> _Aim of the task_
Find the lines holding the word "with" and collect them.

> _Data entries_

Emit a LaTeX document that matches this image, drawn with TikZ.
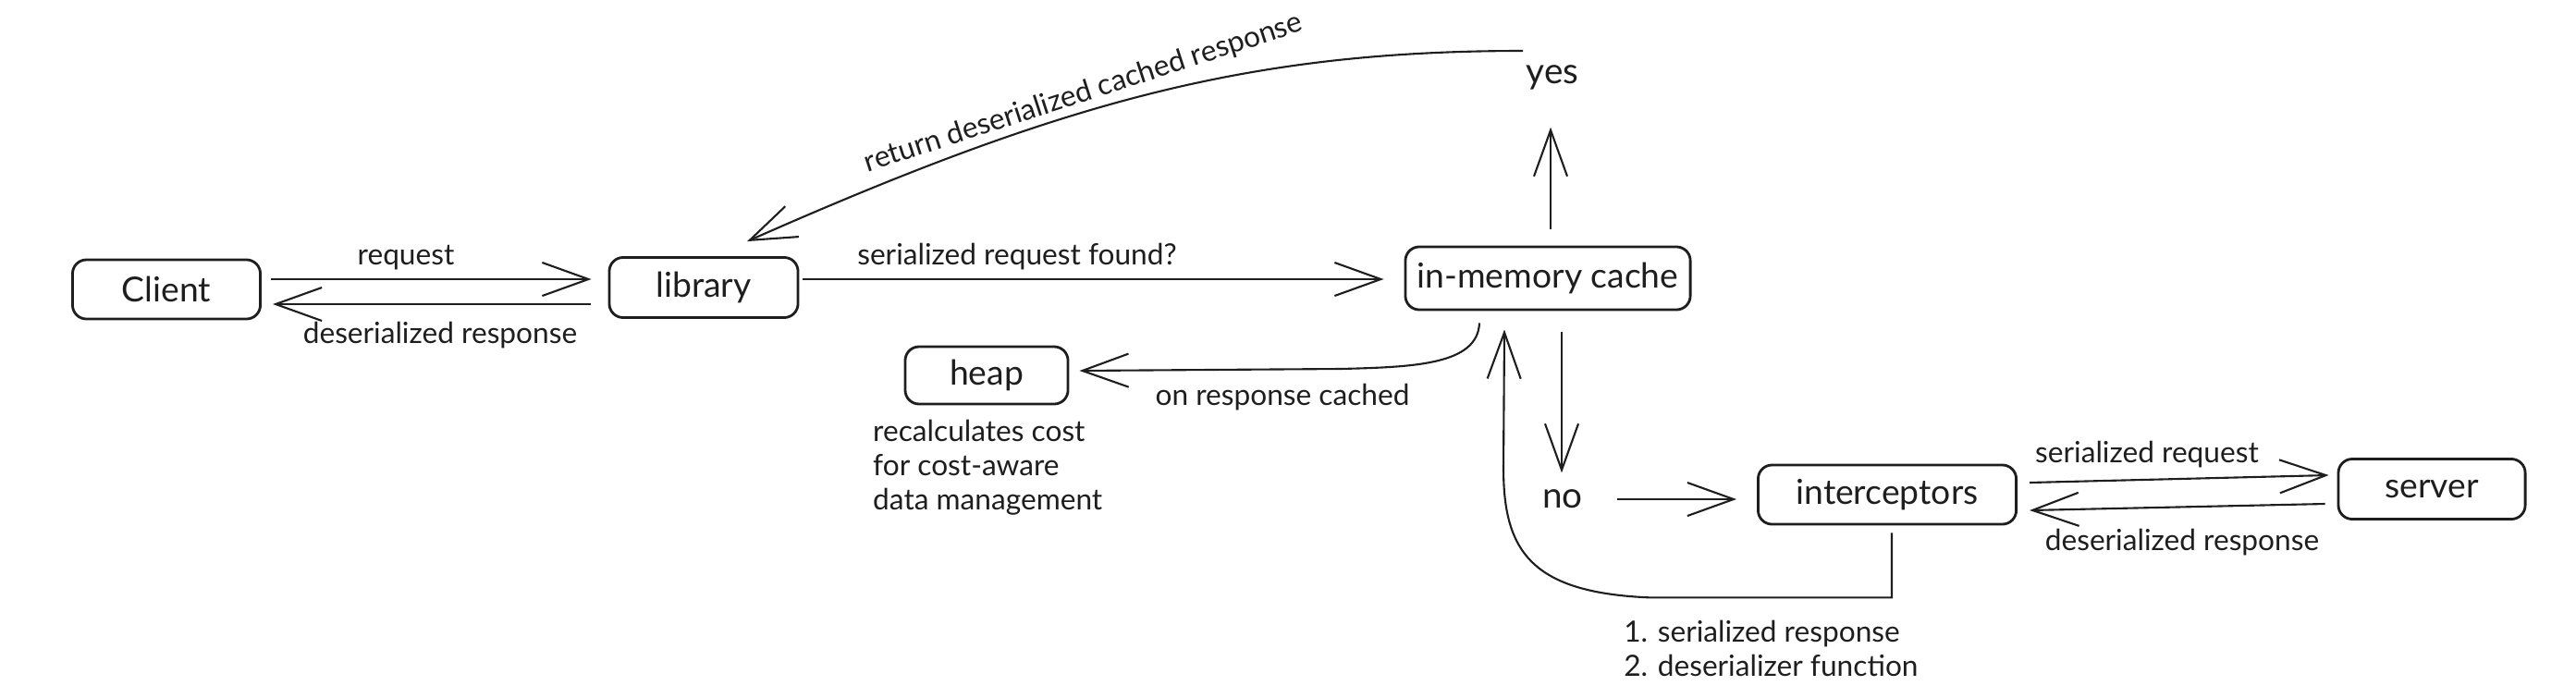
--
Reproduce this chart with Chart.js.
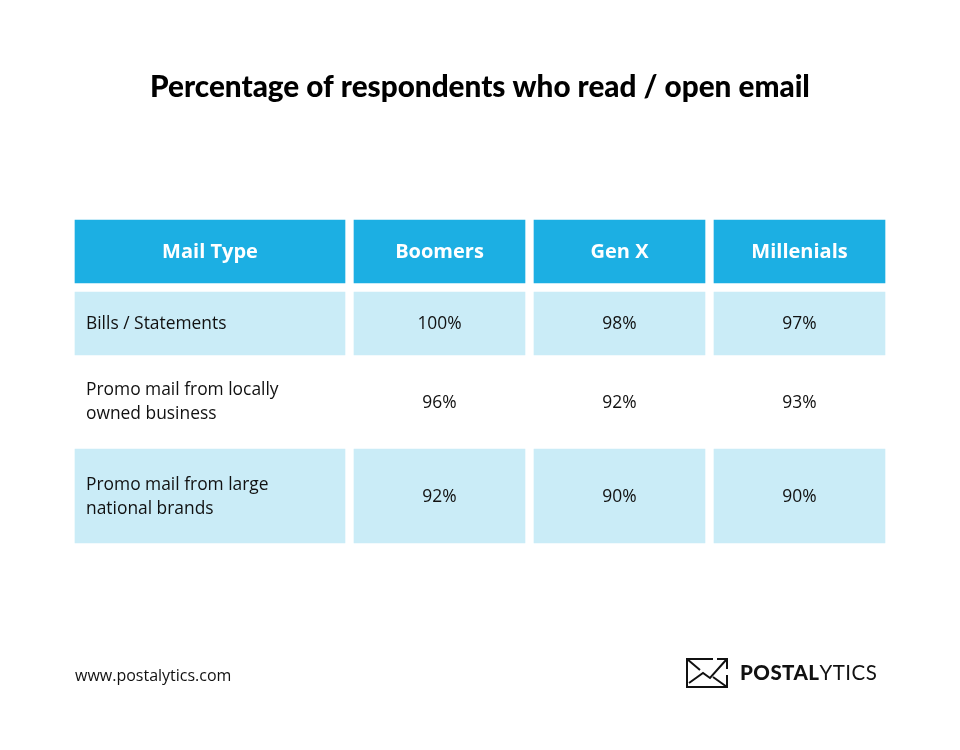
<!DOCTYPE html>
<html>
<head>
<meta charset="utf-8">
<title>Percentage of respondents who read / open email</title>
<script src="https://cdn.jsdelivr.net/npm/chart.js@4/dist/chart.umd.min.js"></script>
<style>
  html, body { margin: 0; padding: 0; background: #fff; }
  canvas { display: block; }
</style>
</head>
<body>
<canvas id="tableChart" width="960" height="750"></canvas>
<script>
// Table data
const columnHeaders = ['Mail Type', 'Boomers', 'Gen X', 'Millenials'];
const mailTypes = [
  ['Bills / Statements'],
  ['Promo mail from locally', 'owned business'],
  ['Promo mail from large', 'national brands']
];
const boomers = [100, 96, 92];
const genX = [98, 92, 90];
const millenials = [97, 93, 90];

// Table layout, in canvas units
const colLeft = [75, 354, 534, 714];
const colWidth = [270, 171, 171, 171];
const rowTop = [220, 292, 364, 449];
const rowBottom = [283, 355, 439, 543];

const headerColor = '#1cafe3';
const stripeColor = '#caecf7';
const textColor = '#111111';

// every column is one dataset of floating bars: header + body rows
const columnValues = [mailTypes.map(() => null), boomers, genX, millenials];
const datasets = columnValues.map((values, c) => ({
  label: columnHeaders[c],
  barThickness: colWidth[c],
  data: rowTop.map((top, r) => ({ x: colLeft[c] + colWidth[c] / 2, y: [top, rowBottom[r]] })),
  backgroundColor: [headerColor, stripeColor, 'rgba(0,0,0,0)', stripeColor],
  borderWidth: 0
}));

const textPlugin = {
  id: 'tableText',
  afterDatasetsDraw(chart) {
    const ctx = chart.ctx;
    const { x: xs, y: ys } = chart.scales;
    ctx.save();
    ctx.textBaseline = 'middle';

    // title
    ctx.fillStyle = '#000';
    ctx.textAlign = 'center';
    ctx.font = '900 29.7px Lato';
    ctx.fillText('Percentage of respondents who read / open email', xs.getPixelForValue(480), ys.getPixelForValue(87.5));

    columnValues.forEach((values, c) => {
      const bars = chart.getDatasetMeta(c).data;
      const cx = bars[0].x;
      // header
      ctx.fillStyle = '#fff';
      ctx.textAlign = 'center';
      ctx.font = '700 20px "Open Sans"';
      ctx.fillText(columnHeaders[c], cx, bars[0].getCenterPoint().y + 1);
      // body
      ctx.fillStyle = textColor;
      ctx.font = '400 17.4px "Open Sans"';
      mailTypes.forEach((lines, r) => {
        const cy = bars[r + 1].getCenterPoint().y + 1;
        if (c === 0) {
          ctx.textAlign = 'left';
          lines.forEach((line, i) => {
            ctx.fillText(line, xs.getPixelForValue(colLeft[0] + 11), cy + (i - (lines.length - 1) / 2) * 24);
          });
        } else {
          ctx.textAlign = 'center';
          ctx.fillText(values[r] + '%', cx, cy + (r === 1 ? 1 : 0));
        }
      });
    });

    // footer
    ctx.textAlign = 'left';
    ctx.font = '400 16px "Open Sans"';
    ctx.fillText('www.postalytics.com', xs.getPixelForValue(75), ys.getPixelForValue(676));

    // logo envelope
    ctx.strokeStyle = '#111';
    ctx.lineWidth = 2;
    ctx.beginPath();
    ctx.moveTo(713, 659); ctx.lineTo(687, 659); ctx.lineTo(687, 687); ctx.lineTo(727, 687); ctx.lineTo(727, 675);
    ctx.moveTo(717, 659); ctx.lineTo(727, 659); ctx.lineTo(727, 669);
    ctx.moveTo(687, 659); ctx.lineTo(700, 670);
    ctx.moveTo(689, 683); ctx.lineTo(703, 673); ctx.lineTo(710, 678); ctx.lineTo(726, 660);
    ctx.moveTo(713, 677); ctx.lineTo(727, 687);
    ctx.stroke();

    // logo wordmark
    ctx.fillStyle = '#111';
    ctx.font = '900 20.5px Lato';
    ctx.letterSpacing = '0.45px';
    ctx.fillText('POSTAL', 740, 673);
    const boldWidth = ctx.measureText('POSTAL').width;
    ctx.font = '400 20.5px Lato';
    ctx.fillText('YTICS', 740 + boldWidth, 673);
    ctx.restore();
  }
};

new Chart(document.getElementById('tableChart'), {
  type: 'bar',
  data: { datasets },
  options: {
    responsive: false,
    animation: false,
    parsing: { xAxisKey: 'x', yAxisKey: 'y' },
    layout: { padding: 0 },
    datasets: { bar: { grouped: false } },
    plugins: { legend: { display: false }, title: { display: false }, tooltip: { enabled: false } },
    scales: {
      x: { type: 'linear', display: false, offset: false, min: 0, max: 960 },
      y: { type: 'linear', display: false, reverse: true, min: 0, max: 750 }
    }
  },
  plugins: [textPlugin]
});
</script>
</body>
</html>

> _Correct answer_
Emit a LaTeX document that matches this image, drawn with TikZ.
Reproduce this chart with Chart.js.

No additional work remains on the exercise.